The extensive defoliation prompted landowners and the state to clear-cut large areas or apply huge amounts of insecticides, which in turn led to a public outcry and major changes to Maine’s forest practices laws.

Maine’s forests are more diverse today than the forests of the 1970s and 1980s, with spruce and fir now accounting for roughly 70 million standing cords compared with 130 million cords at the onset of the last budworm outbreak. And technological advances in monitoring as well as a more comprehensive logging road infrastructure give foresters and landowners additional tools.

Kanoti said she also found it reassuring that New Brunswick saw similar trends of lower moth counts this year, although the province did experience one large swarm that raised concerns on both sides of the border. The massive “flight” of budworm moths appeared to originate in a heavily infested area of Quebec and was carried by summer winds and air currents to an area of New Brunswick more than 130 miles away. The moth swarm blanketed cars, trees and the ground in some areas.
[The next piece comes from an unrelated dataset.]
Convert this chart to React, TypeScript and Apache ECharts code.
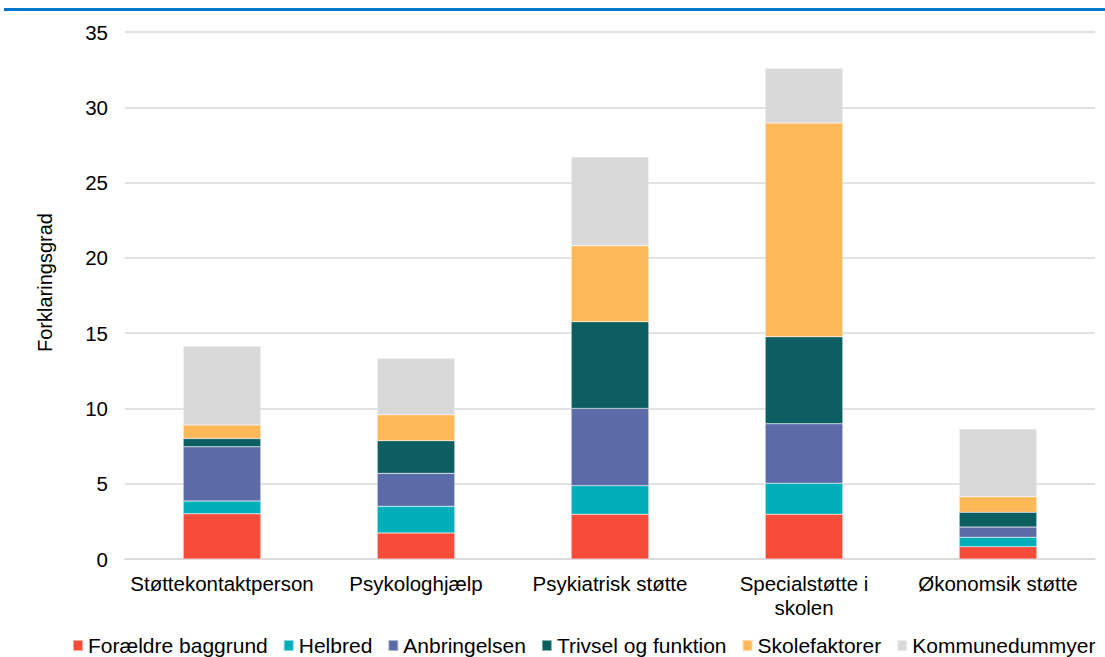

Some of those moths did turn up in traps in Maine, more than 100 miles away. But the bigger concern is the steady spread of the major infestation in Quebec.

A forecast map posted on the Maine Spruce Budworm Task Force’s website shows areas of red – indicating heavier presence of budworm larvae – creeping down toward New Brunswick and Maine.

Roughly 17.3 million acres of forests in Quebec – nearly the same size of Maine’s forested land base – has already been defoliated by the spruce budworm since 2003. Kanoti noted that defoliation has nearly doubled in an area of Quebec, Riviere-du-Loup, that is only about 30 miles from the northernmost tip of Maine.

The highest number of moths caught in one trap this year was 49, compared to numerous traps last year with an excess of 150 moths and one with 320. And the fact that most of the traps over the past three years have caught less than 50 moths is another sign the state still has “very low populations.”

A report compiled this year by a task force of state foresters, university researchers and industry representatives estimated that Maine could lose from 247,000 to 494,000 cords of wood annually if active management is not used to reduce the losses. The report estimated the economic impact at between $397 million and $794 million per year, with up to 1,200 job losses annually.